Continua Flammini: “La lavoratrice, a decorrere dal 1° giugno 2019 aveva subito una modifica di mansioni concretizzatasi in un vero e proprio demansionamento costituito da un progressivo e pianificato svuotamento delle mansioni alla medesima affidate per contratto, poi culminato “nella sottrazione di tutti gli incarichi di responsabilità e coordinamento”. Contestualmente, la cooperativa CODESS aveva sottoposto la sua dipendente “a plurime condotte umilianti che le avevano causato rilevanti conseguenze anche sul piano personale”, al punto che la stessa si era dimessa dall’azienda in data 27 settembre 2020”.
La direzione aziendale si è difesa negando qualsiasi condotta mobbizzante e sostenendo che il presunto “demansionamento” altro non era che l’applicazione di una precisa richiesta dell’Azienda Provinciale per il Servizi Sanitari della P.A.T. che aveva obbligato la cooperativa a togliere o incarico di coordinamento e responsabilità alla lavoratrice ricorrente.
L’istruttoria condotta dal giudice dottor Michele CUCCARO ha dimostrato il contrario.

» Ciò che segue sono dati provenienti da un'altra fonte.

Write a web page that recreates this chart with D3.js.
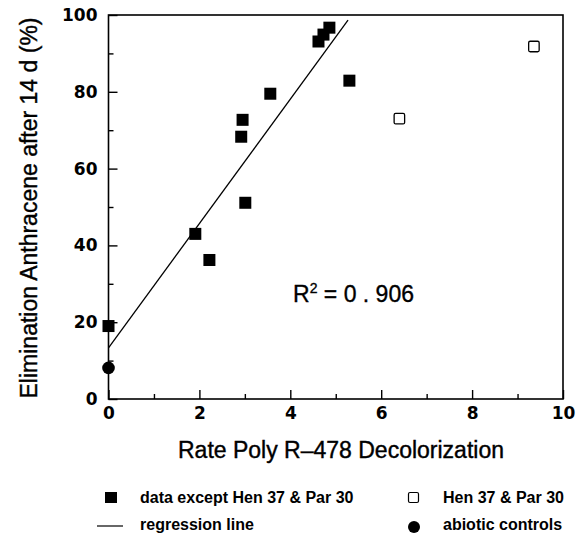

I testi escussi durante il processo hanno smentito tutte le argomentazioni difensive della controparte convincendo il magistrato a dare credito e ragione alla lavoratrice.
“La condanna è stata durissima – conclude Flammini -, attese le somme risarcitorie riconosciute alla dipendente mobbizzata e demansionata nonché alle spese legali.
Ma ancor più importante è il valore giuridico e sindacale della sentenza che, fra le poche esistenti nella nostra Provincia, finalmente riconosce che il demansionamento e la dequalificazione di un lavoratore dipendente, sostenuta da condotte “umilianti” , costituisce a tutti gli effetti MOBBING e trova ristoro nelle decisioni della magistratura che ha riconosciuto il danno biologico, morale ed esistenziale in comportamenti quali quelli a cui è stata sottoposta la lavoratrice.
Un grazie va espresso anche in favore dell’avv. Nadia CONCER, che ha svolto un enorme lavoro di cernita della documentazione fornitale dalla dipendente e dal Sindacato, ed alla medesima lavoratrice per il coraggio dimostrato nell’intera vicenda”.